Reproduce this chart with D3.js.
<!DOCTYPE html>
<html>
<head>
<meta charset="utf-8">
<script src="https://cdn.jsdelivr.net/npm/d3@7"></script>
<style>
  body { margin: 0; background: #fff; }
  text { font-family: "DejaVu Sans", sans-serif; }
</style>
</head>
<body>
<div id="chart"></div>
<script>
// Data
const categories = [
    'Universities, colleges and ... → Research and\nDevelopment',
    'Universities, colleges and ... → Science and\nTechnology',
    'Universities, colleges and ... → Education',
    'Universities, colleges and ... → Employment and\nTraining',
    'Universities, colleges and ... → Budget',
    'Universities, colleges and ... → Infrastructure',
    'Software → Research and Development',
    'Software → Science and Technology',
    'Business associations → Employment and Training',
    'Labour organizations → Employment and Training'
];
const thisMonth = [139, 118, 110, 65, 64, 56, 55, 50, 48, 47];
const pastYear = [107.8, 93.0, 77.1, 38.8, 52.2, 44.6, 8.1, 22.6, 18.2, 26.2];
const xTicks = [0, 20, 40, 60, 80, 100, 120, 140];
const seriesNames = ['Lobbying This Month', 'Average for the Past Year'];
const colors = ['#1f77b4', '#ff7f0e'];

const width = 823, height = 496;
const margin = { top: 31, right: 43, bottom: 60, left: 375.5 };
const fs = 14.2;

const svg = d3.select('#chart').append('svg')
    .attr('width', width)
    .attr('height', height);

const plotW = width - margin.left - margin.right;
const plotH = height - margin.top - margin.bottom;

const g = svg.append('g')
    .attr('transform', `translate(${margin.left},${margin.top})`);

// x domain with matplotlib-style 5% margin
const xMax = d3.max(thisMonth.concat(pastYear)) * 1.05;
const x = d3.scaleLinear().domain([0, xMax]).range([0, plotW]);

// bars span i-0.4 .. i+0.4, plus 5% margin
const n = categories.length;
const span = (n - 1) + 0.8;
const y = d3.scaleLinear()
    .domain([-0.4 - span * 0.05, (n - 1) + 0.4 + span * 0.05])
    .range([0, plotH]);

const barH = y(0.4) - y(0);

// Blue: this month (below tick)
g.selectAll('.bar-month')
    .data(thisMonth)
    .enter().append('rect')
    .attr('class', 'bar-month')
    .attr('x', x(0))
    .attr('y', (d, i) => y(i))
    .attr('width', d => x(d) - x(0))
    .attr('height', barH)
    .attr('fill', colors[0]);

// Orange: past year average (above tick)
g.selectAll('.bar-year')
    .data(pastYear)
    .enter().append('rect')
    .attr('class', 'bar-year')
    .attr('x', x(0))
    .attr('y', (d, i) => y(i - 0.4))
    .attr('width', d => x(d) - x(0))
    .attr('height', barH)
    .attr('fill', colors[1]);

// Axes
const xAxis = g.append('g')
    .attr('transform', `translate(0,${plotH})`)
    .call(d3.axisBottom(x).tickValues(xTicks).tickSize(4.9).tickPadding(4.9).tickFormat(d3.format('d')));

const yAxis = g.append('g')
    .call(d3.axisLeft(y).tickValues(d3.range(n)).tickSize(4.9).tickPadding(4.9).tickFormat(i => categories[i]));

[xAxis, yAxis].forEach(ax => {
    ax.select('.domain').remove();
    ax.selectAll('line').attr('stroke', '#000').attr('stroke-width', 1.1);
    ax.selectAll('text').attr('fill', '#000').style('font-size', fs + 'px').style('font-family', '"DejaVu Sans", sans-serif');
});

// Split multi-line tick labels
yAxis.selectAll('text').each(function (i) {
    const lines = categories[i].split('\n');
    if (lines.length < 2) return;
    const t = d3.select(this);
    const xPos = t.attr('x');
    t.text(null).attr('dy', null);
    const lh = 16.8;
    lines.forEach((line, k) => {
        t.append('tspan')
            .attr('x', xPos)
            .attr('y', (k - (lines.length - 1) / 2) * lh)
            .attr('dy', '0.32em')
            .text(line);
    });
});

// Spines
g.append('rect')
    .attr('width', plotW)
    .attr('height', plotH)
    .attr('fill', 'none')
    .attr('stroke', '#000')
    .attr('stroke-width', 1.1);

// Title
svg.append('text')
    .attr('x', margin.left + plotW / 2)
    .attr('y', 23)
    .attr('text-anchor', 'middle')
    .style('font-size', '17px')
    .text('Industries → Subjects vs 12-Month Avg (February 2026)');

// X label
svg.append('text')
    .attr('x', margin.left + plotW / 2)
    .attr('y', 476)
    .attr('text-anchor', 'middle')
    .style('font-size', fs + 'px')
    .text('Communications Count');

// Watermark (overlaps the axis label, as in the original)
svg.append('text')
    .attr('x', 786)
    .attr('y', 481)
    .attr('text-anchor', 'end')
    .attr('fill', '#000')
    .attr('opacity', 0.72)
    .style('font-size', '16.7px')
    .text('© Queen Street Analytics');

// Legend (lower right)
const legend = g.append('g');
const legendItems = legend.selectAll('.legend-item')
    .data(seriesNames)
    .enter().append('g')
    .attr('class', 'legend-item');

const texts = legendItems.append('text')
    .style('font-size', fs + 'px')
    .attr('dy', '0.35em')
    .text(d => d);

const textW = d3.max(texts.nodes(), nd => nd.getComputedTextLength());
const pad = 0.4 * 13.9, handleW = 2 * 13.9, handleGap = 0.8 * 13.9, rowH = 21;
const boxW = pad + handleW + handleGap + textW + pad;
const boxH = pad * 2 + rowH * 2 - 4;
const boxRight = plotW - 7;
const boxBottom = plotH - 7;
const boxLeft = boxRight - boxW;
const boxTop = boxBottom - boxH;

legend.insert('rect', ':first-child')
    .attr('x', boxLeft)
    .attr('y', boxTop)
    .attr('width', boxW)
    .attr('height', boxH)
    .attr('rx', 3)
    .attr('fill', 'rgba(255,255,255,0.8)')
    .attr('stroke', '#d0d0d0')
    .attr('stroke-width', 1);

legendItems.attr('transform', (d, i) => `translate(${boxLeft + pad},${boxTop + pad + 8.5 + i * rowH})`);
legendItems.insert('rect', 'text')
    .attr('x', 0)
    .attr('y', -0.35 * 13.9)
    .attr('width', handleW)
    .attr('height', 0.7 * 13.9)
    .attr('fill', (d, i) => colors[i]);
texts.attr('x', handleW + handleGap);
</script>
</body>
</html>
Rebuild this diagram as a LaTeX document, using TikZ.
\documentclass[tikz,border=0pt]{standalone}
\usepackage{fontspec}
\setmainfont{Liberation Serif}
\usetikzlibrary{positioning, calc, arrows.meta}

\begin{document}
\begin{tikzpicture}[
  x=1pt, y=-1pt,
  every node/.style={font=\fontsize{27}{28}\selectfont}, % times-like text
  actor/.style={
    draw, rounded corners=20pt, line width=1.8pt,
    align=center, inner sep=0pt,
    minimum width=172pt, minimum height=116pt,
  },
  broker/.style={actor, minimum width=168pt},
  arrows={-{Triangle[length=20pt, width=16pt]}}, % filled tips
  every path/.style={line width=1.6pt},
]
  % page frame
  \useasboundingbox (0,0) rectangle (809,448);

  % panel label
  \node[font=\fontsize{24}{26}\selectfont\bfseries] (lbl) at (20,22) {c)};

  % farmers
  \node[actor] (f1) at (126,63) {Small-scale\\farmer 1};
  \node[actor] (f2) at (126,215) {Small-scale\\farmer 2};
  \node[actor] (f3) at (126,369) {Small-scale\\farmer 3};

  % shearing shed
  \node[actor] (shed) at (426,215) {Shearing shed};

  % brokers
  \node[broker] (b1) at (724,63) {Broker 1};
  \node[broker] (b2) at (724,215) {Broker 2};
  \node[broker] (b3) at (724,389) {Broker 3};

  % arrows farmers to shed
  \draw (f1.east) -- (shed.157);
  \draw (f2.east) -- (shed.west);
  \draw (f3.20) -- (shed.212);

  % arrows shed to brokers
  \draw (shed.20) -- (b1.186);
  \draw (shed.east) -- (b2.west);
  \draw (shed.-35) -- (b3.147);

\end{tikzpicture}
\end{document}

Exercise details ▸
Using the data above, restate word for word the lines from its opening line through the line that contains "const barH = y(0.4) - y(0);", and no more.

Expected answer ▸
Reproduce this chart with D3.js.
<!DOCTYPE html>
<html>
<head>
<meta charset="utf-8">
<script src="https://cdn.jsdelivr.net/npm/d3@7"></script>
<style>
  body { margin: 0; background: #fff; }
  text { font-family: "DejaVu Sans", sans-serif; }
</style>
</head>
<body>
<div id="chart"></div>
<script>
// Data
const categories = [
    'Universities, colleges and ... → Research and\nDevelopment',
    'Universities, colleges and ... → Science and\nTechnology',
    'Universities, colleges and ... → Education',
    'Universities, colleges and ... → Employment and\nTraining',
    'Universities, colleges and ... → Budget',
    'Universities, colleges and ... → Infrastructure',
    'Software → Research and Development',
    'Software → Science and Technology',
    'Business associations → Employment and Training',
    'Labour organizations → Employment and Training'
];
const thisMonth = [139, 118, 110, 65, 64, 56, 55, 50, 48, 47];
const pastYear = [107.8, 93.0, 77.1, 38.8, 52.2, 44.6, 8.1, 22.6, 18.2, 26.2];
const xTicks = [0, 20, 40, 60, 80, 100, 120, 140];
const seriesNames = ['Lobbying This Month', 'Average for the Past Year'];
const colors = ['#1f77b4', '#ff7f0e'];

const width = 823, height = 496;
const margin = { top: 31, right: 43, bottom: 60, left: 375.5 };
const fs = 14.2;

const svg = d3.select('#chart').append('svg')
    .attr('width', width)
    .attr('height', height);

const plotW = width - margin.left - margin.right;
const plotH = height - margin.top - margin.bottom;

const g = svg.append('g')
    .attr('transform', `translate(${margin.left},${margin.top})`);

// x domain with matplotlib-style 5% margin
const xMax = d3.max(thisMonth.concat(pastYear)) * 1.05;
const x = d3.scaleLinear().domain([0, xMax]).range([0, plotW]);

// bars span i-0.4 .. i+0.4, plus 5% margin
const n = categories.length;
const span = (n - 1) + 0.8;
const y = d3.scaleLinear()
    .domain([-0.4 - span * 0.05, (n - 1) + 0.4 + span * 0.05])
    .range([0, plotH]);

const barH = y(0.4) - y(0);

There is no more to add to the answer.